== Supplied material

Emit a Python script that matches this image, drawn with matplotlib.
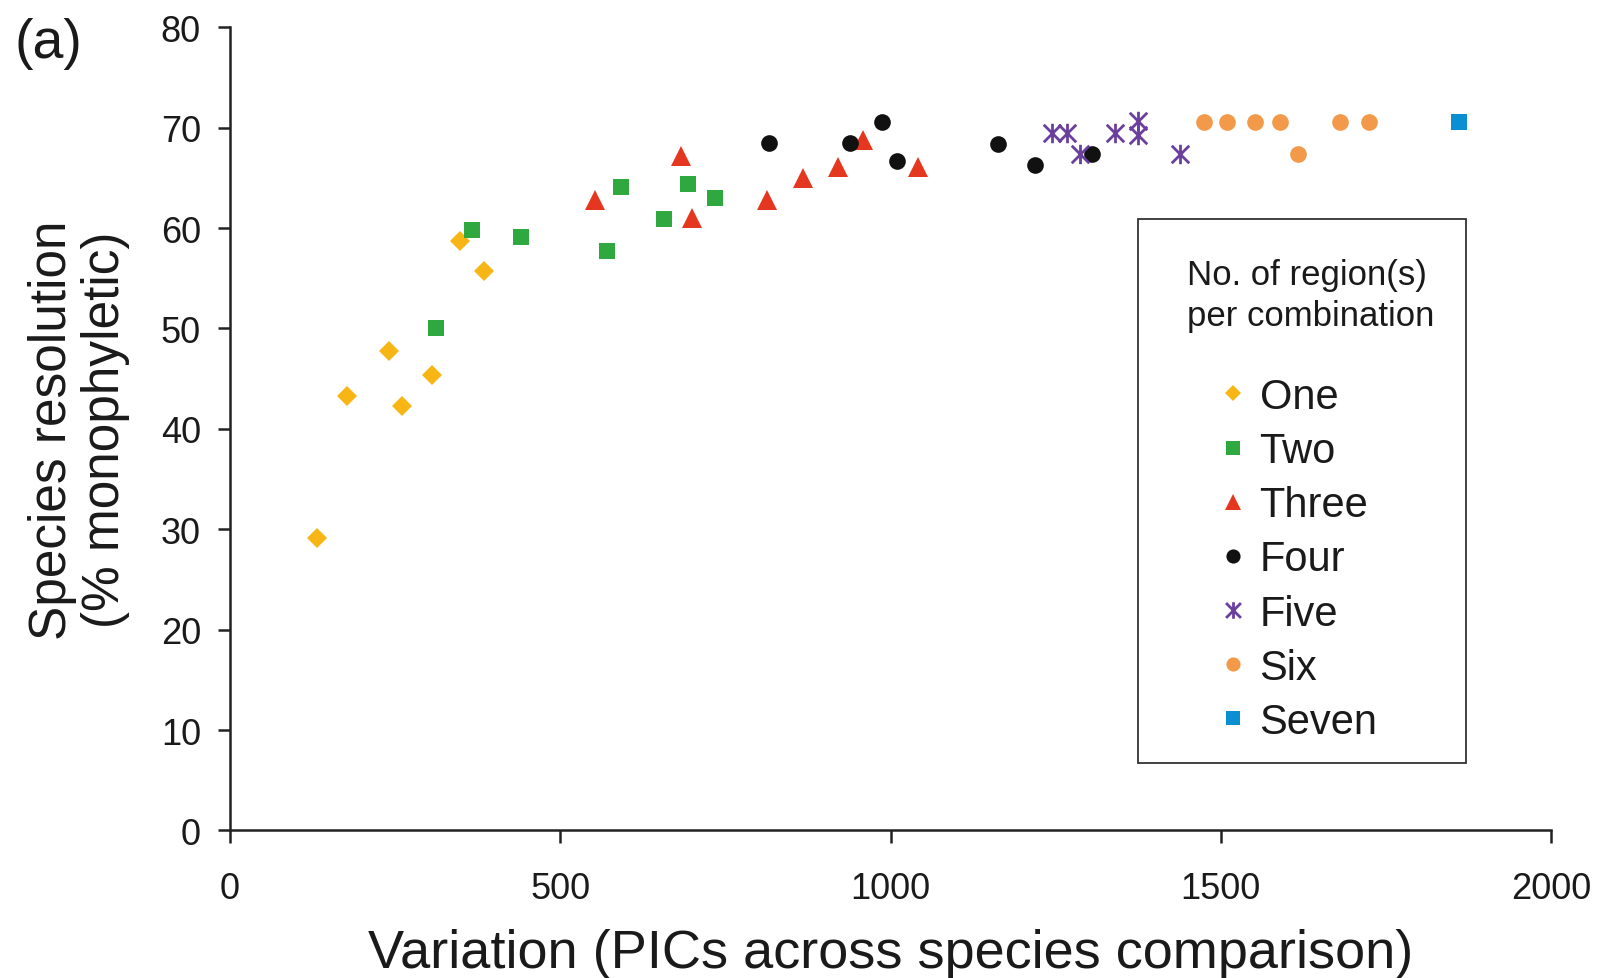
import numpy as np
import matplotlib
matplotlib.use('Agg')
import matplotlib.pyplot as plt
from matplotlib.path import Path
from matplotlib.patches import Rectangle

plt.rcParams['font.family'] = ['Liberation Sans', 'DejaVu Sans']

# PIC variation vs. % monophyletic species, grouped by number of regions
one_x = [132, 177, 240, 261, 306, 348, 385]
one_y = [29.1, 43.3, 47.8, 42.3, 45.4, 58.7, 55.7]

two_x = [311, 367, 441, 570, 592, 657, 693, 734]
two_y = [50.0, 59.8, 59.1, 57.7, 64.1, 60.9, 64.4, 63.0]

three_x = [553, 683, 699, 813, 868, 921, 958, 1041]
three_y = [62.8, 67.2, 61.0, 62.8, 65.0, 66.1, 68.8, 66.1]

four_x = [816, 939, 987, 1010, 1163, 1219, 1305]
four_y = [68.5, 68.5, 70.6, 66.7, 68.4, 66.3, 67.4]

five_x = [1244, 1267, 1287, 1340, 1375, 1375, 1438]
five_y = [69.5, 69.5, 67.4, 69.5, 70.7, 69.3, 67.4]

six_x = [1475, 1509, 1552, 1590, 1617, 1681, 1725]
six_y = [70.6, 70.6, 70.6, 70.6, 67.4, 70.6, 70.6]

seven_x = [1860]
seven_y = [70.6]

# asterisk marker: vertical bar plus an x
star = Path([(0, -1), (0, 1), (-0.9, -0.9), (0.9, 0.9), (-0.9, 0.9), (0.9, -0.9)],
            [Path.MOVETO, Path.LINETO] * 3)

series = [
    ('One', one_x, one_y, dict(marker='D', ms=10, color='#F8B616')),
    ('Two', two_x, two_y, dict(marker='s', ms=12, color='#2EA83F')),
    ('Three', three_x, three_y, dict(marker='^', ms=14, color='#E5361F')),
    ('Four', four_x, four_y, dict(marker='o', ms=12, color='#111111')),
    ('Five', five_x, five_y, dict(marker=star, ms=14, color='#6A3F9E', mew=2.0)),
    ('Six', six_x, six_y, dict(marker='o', ms=12, color='#F39A4A')),
    ('Seven', seven_x, seven_y, dict(marker='s', ms=12, color='#0A8FD3')),
]

W, H = 1598, 979
fig = plt.figure(figsize=(W / 100, H / 100), dpi=100)
ax = fig.add_axes([0.144, 0.1507, 0.8266, 0.8204])

for name, xs, ys, st in series:
    ax.plot(xs, ys, ls='none', label=name, mec=st['color'], mfc=st['color'],
            marker=st['marker'], ms=st['ms'], mew=st.get('mew', 0), clip_on=False)

ax.set_xlim(0, 2000)
ax.set_ylim(0, 80)
ax.set_xticks(np.arange(0, 2001, 500))
ax.set_yticks(np.arange(0, 81, 10))

for s in ['top', 'right']:
    ax.spines[s].set_visible(False)
for s in ['left', 'bottom']:
    ax.spines[s].set_linewidth(1.8)
    ax.spines[s].set_color('#222222')

ax.tick_params(axis='both', direction='out', length=9, width=1.8, color='#222222',
               labelsize=26, labelcolor='#1a1a1a')
ax.tick_params(axis='x', pad=20)
ax.tick_params(axis='y', pad=12)

ax.set_xlabel('Variation (PICs across species comparison)', fontsize=39,
              color='#1a1a1a', labelpad=16)
ax.set_ylabel('Species resolution\n(% monophyletic)', fontsize=37,
              color='#1a1a1a', linespacing=1.1, labelpad=22)

fig.text(0.009, 0.955, '(a)', fontsize=40, color='#1a1a1a', va='center', ha='left')

# legend box: frame, heading and entries placed separately
box = Rectangle((1138 / W, 1 - 764 / H), (1466 - 1138) / W, (764 - 220) / H,
                transform=fig.transFigure, fill=False, lw=1.3, edgecolor='#333333')
fig.add_artist(box)

fig.text(1187 / W, 1 - 296 / H, 'No. of region(s)\nper combination', fontsize=25,
         linespacing=1.3, color='#1a1a1a', ha='left', va='center')

leg = ax.legend(loc='upper left', bbox_to_anchor=(1220 / W, 1 - 378 / H),
                bbox_transform=fig.transFigure, borderaxespad=0, borderpad=0,
                fontsize=30, markerscale=0.85,
                handlelength=0.6, handletextpad=0.35, labelspacing=0.34,
                frameon=False)
for t in leg.get_texts():
    t.set_color('#1a1a1a')

fig.savefig('out.png', dpi=100, facecolor='white')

====

**Exercise task**
Skip the pictures, please, and transcribe only the lines from the beginning of the material through the one that contains "[Path.MOVETO, Path.LINETO] * 3)".

**Answer for the task**
Emit a Python script that matches this image, drawn with matplotlib.
import numpy as np
import matplotlib
matplotlib.use('Agg')
import matplotlib.pyplot as plt
from matplotlib.path import Path
from matplotlib.patches import Rectangle

plt.rcParams['font.family'] = ['Liberation Sans', 'DejaVu Sans']

# PIC variation vs. % monophyletic species, grouped by number of regions
one_x = [132, 177, 240, 261, 306, 348, 385]
one_y = [29.1, 43.3, 47.8, 42.3, 45.4, 58.7, 55.7]

two_x = [311, 367, 441, 570, 592, 657, 693, 734]
two_y = [50.0, 59.8, 59.1, 57.7, 64.1, 60.9, 64.4, 63.0]

three_x = [553, 683, 699, 813, 868, 921, 958, 1041]
three_y = [62.8, 67.2, 61.0, 62.8, 65.0, 66.1, 68.8, 66.1]

four_x = [816, 939, 987, 1010, 1163, 1219, 1305]
four_y = [68.5, 68.5, 70.6, 66.7, 68.4, 66.3, 67.4]

five_x = [1244, 1267, 1287, 1340, 1375, 1375, 1438]
five_y = [69.5, 69.5, 67.4, 69.5, 70.7, 69.3, 67.4]

six_x = [1475, 1509, 1552, 1590, 1617, 1681, 1725]
six_y = [70.6, 70.6, 70.6, 70.6, 67.4, 70.6, 70.6]

seven_x = [1860]
seven_y = [70.6]

# asterisk marker: vertical bar plus an x
star = Path([(0, -1), (0, 1), (-0.9, -0.9), (0.9, 0.9), (-0.9, 0.9), (0.9, -0.9)],
            [Path.MOVETO, Path.LINETO] * 3)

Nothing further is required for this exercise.